Personal information
- Born: 7 July 1970 (age 56) Oslo, Norway
- Nationality: Norwegian
- Height: 168 cm (5 ft 6 in)
- Playing position: Centre back

Youth career
- Team
- –: Bækkelagets SK

Senior clubs
- Years: Team
- 1981–1997: Bækkelagets SK
- 1997–2000: Nordstrand IF
- 2008: Nordstrand IF

National team
- Years: Team / Apps / (Gls)
- 1987–2000: Norway / 296 / (844)

Medal record
Olympic Games
| Silver medal – second place | 1988 Seoul | Team |
| Silver medal – second place | 1992 Barcelona | Team |
| Bronze medal – third place | 2000 Sydney | Team |
World Women's Handball Championship
| Bronze medal – third place | 1993 Norway | Team |
| Silver medal – second place | 1997 Germany | Team |
| Gold medal – first place | 1999 Denmark/Norway | Team |
European Women's Handball Championship
| Bronze medal – third place | 1994 Germany | Team |
| Silver medal – second place | 1996 Denmark | Team |

= Susann Goksør Bjerkrheim =

Norwegian handball player (born 1970)

Susann Goksør Bjerkrheim (7 July 1970) is a Norwegian former handball player. She is a world champion from 1997, and an honorary member of her club Bækkelagets SK.

== National team ==
She has played in 296 games for the Norwegian National team, scoring 844 goals. Her first game for Norway ws on 17 June 1987 against East Germany. Between 1993 and 2000 she was the captain of the team. She is a World Champion from 1999.

== Club career ==
Goksør played for Bækkelagets SK until 1997. She joined the club aged 11, and made her senior league debut at the age of 15. With Bækkelaget she won the Norwegian Women's Handball Cup in 1994 and 1997. In 1994 she reached the final of the Euro-City-Cup, where Bækkelagets lost to Buxtehuder SV, and in 1995 she reached the final of the EHF Cup, where they lost to Hungarian Debrecen.
In 1997 she joined Nordstrand IF. She retired in 2000. In 2008 she made a short comeback, where she played 3 games for Nordstrand IF.

== Private ==
She is married to teacher and handball player Svein-Erik Bjerkrheim. Their son Jonatan Gaksør Bjerkrheim is also a handball player for Drammen HK.

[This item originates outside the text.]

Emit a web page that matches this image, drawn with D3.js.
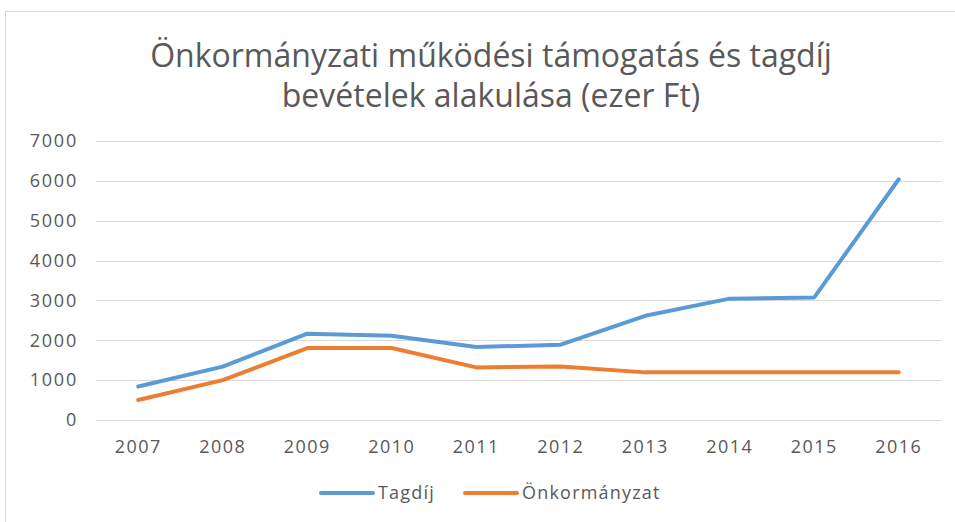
<!DOCTYPE html>
<html>
<head>
<meta charset="utf-8">
<script src="https://cdn.jsdelivr.net/npm/d3@7"></script>
<style>
  body { margin: 0; background: #fff; }
  text { font-family: "Open Sans", "Noto Sans", sans-serif; fill: #595959; }
</style>
</head>
<body>
<div class="chart"></div>
<script>
const years = ["2007", "2008", "2009", "2010", "2011", "2012", "2013", "2014", "2015", "2016"];
const tagdij = [840, 1340, 2165, 2115, 1830, 1890, 2615, 3045, 3075, 6040];
const onkormanyzat = [500, 1000, 1805, 1805, 1320, 1345, 1195, 1195, 1195, 1195];
const yTicks = [0, 1000, 2000, 3000, 4000, 5000, 6000, 7000];
const seriesNames = ["Tagdíj", "Önkormányzat"];
const colors = ["#5B9BD5", "#ED7D31"];

const width = 955, height = 522;
const margin = { top: 141, right: 14, bottom: 102, left: 96 };

const svg = d3.select(".chart")
  .append("svg")
  .attr("width", width)
  .attr("height", height);

// frame
svg.append("rect")
  .attr("x", 5.5).attr("y", 11.5)
  .attr("width", width + 10).attr("height", height + 10)
  .attr("fill", "none")
  .attr("stroke", "#D9D9D9");

// title
const title = svg.append("text")
  .attr("text-anchor", "middle")
  .attr("font-size", 32);
title.append("tspan").attr("x", 491).attr("y", 67).text("Önkormányzati működési támogatás és tagdíj");
title.append("tspan").attr("x", 491).attr("y", 107).text("bevételek alakulása (ezer Ft)");

const xScale = d3.scalePoint()
  .domain(years)
  .range([margin.left, width - margin.right])
  .padding(0.5);

const yScale = d3.scaleLinear()
  .domain([0, 7000])
  .range([height - margin.bottom, margin.top]);

// gridlines
svg.append("g")
  .selectAll("line")
  .data(yTicks)
  .join("line")
  .attr("x1", margin.left)
  .attr("x2", width - margin.right)
  .attr("y1", d => Math.round(yScale(d)) + 0.5)
  .attr("y2", d => Math.round(yScale(d)) + 0.5)
  .attr("stroke", "#D9D9D9")
  .attr("stroke-width", 1);

// y labels
svg.append("g")
  .selectAll("text")
  .data(yTicks)
  .join("text")
  .attr("x", 78)
  .attr("y", d => yScale(d))
  .attr("dy", "0.35em")
  .attr("text-anchor", "end")
  .attr("font-size", 18)
  .attr("letter-spacing", 1.8)
  .text(d => d);

// x labels
svg.append("g")
  .selectAll("text")
  .data(years)
  .join("text")
  .attr("x", d => xScale(d))
  .attr("y", 447)
  .attr("dy", "0.35em")
  .attr("text-anchor", "middle")
  .attr("font-size", 18)
  .attr("letter-spacing", 1.5)
  .text(d => d);

// lines
const line = d3.line()
  .x((d, i) => xScale(years[i]))
  .y(d => yScale(d));

[tagdij, onkormanyzat].forEach((values, i) => {
  svg.append("path")
    .datum(values)
    .attr("d", line)
    .attr("fill", "none")
    .attr("stroke", colors[i])
    .attr("stroke-width", 4)
    .attr("stroke-linejoin", "round")
    .attr("stroke-linecap", "round");
});

// legend
const legendX = [321, 465];
const legend = svg.append("g")
  .selectAll("g")
  .data(seriesNames)
  .join("g")
  .attr("transform", (d, i) => `translate(${legendX[i]}, 493)`);

legend.append("line")
  .attr("x1", 0).attr("x2", 52)
  .attr("y1", 0).attr("y2", 0)
  .attr("stroke", (d, i) => colors[i])
  .attr("stroke-width", 4)
  .attr("stroke-linecap", "round");

legend.append("text")
  .attr("x", 57)
  .attr("y", 0)
  .attr("dy", "0.35em")
  .attr("font-size", 18)
  .attr("letter-spacing", 1.2)
  .text(d => d);
</script>
</body>
</html>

She is a graduate of the Norwegian School of Sport Sciences.

In 2025 Goksør Bjerkrheim was a participant of The Farm Celebrity, a reality show on TV 2. Here she reached the final, but lost to former team mate Kjersti Grini.

== Bibliography ==
- Susan Goksør Bjerkrheim and Rolf Nordberg: God i håndball. Gyldendal Norsk Forlag, Oslo 1999, ISBN 9788247805565.